Using the listing below, select the lines with the word "chart" and copy them.

══ MATERIAL PROVIDED ══

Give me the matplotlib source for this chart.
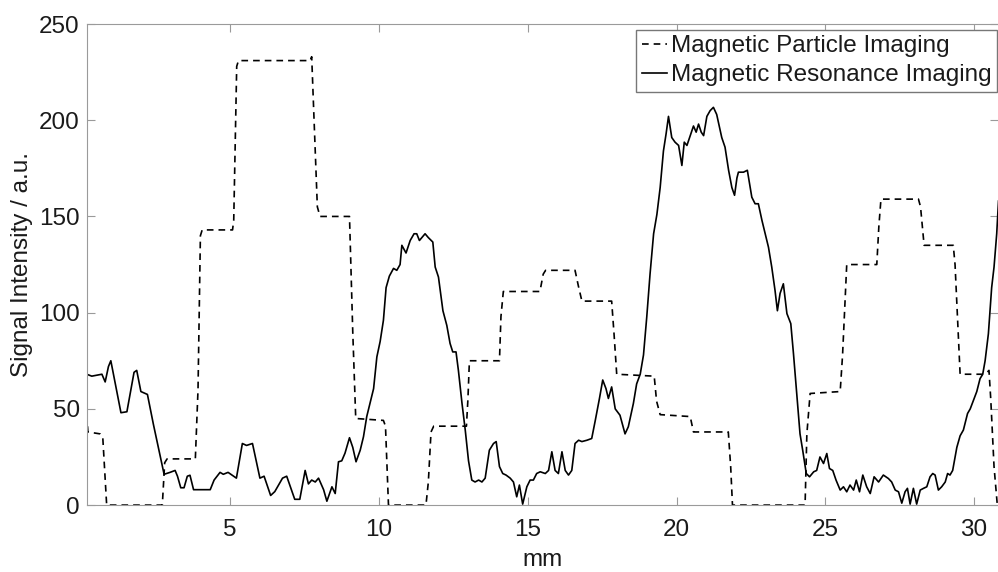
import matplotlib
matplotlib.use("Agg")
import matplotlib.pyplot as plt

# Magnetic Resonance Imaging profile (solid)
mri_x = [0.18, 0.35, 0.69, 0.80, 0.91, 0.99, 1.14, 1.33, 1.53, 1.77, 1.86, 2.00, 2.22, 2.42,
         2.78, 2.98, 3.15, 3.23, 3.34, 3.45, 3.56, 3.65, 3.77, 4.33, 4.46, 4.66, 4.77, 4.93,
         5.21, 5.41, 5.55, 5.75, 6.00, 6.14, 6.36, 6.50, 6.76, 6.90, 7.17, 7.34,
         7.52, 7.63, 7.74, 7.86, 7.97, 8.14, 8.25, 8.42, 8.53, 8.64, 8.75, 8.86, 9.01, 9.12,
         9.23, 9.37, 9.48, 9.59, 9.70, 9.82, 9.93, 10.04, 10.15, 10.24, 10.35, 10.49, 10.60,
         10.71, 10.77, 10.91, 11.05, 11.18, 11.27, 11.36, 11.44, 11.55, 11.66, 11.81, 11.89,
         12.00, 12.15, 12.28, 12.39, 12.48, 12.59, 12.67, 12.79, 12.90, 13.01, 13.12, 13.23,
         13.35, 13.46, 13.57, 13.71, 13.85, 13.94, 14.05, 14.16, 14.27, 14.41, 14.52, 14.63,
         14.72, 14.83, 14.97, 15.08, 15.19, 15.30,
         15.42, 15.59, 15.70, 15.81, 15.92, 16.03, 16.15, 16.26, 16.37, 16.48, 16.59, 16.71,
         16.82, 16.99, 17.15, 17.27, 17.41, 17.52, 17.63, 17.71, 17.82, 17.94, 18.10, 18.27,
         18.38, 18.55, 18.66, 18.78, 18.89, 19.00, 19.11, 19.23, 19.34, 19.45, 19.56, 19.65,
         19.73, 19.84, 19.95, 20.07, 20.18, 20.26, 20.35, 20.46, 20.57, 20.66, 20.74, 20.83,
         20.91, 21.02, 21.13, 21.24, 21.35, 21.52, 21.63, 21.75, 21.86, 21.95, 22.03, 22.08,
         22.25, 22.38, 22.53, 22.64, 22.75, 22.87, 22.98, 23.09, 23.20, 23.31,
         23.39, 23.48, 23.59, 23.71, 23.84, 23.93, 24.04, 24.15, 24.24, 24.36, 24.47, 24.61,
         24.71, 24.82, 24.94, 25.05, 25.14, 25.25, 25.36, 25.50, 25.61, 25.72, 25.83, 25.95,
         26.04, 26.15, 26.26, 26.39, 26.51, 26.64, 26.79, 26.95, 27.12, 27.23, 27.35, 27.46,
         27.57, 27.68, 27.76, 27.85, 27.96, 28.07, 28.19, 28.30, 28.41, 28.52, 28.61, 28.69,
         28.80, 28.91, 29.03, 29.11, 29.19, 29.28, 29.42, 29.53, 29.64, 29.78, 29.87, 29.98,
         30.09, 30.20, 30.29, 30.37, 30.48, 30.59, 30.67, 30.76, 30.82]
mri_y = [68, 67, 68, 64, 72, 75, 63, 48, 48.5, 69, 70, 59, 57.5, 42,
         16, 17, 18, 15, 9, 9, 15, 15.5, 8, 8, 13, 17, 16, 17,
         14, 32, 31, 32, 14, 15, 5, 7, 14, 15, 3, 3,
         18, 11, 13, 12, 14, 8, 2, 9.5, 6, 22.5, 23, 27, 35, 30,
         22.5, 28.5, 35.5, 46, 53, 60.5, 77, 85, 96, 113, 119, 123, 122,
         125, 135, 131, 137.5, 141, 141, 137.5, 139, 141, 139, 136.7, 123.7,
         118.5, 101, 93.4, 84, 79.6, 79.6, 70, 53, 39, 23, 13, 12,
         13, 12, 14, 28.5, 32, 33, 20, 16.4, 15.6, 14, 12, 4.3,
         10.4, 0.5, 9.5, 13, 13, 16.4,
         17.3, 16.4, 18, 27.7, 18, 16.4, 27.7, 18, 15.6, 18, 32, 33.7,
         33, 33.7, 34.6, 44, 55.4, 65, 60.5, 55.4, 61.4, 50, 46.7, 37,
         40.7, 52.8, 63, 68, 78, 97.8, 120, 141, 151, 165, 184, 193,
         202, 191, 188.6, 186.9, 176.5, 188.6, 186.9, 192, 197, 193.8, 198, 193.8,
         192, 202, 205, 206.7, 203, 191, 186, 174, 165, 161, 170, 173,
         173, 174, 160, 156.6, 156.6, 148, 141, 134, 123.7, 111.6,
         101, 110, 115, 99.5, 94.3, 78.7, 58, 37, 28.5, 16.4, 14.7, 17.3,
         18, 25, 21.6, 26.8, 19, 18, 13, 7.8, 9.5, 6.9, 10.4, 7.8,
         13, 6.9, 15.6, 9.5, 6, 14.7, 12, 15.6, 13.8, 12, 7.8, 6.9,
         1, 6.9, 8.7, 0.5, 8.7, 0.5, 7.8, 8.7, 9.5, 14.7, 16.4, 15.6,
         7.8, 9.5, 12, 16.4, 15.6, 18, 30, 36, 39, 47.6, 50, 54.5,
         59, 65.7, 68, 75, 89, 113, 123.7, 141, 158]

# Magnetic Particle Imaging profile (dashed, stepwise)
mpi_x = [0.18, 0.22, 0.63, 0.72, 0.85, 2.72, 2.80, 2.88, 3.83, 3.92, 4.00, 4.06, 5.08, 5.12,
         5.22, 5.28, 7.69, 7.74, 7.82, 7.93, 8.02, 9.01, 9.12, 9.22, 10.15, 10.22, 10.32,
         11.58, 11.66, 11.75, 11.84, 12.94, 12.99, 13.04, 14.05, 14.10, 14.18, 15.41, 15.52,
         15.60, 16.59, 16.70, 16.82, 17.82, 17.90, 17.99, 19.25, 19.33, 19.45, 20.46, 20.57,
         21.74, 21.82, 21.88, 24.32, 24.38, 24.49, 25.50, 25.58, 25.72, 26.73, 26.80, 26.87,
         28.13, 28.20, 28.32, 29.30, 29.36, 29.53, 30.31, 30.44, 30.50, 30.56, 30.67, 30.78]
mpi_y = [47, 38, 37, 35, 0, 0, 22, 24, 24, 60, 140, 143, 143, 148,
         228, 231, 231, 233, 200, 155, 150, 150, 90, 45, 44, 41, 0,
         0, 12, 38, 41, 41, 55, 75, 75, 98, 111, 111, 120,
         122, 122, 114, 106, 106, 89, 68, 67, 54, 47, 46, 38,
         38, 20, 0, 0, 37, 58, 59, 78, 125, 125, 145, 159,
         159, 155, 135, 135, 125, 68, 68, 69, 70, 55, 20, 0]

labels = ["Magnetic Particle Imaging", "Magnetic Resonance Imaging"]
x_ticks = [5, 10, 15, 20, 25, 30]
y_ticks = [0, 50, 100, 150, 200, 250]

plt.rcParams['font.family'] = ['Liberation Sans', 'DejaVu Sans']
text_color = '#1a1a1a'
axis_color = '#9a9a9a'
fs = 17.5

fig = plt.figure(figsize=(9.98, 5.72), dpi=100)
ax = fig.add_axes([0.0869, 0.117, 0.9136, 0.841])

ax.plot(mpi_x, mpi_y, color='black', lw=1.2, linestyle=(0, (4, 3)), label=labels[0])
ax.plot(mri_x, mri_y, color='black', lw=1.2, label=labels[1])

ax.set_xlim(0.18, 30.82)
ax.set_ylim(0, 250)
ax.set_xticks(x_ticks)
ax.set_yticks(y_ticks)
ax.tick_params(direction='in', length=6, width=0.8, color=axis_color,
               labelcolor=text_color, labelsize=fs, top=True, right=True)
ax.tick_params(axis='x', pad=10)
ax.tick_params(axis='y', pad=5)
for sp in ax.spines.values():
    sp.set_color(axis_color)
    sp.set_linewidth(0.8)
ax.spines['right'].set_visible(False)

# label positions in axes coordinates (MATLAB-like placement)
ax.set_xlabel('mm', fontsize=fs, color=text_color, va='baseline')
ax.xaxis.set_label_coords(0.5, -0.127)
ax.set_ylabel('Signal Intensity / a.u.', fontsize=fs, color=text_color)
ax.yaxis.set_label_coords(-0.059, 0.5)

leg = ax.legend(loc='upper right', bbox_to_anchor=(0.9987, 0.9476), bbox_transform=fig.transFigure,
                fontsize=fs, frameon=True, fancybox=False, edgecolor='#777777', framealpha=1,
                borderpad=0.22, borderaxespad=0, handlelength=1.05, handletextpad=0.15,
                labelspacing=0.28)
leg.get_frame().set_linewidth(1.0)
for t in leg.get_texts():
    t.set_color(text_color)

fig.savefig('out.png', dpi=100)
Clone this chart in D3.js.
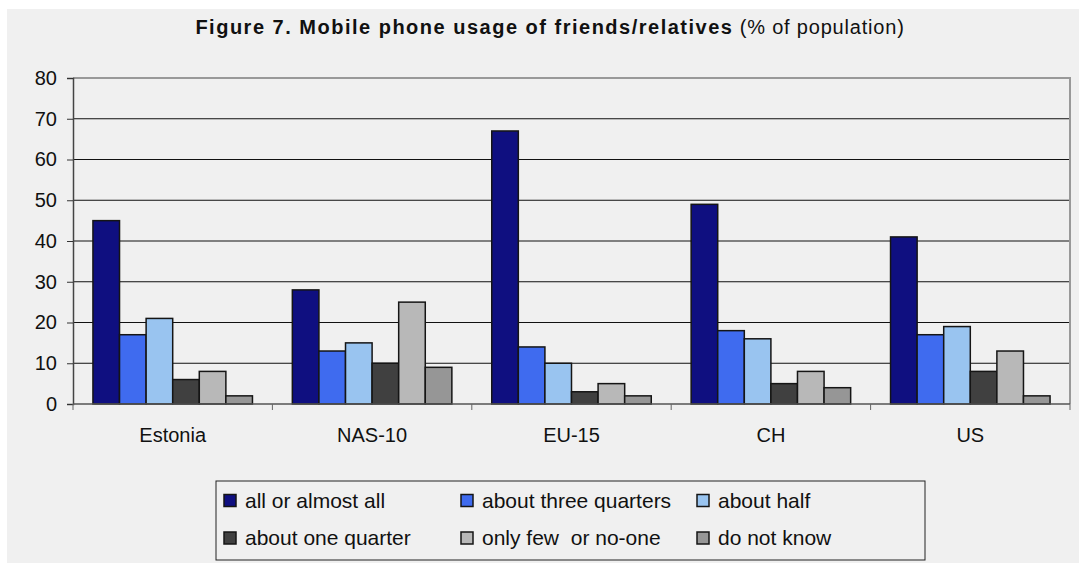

═══

§ EXERCISE RESPONSE:
Give me the matplotlib source for this chart.
Clone this chart in D3.js.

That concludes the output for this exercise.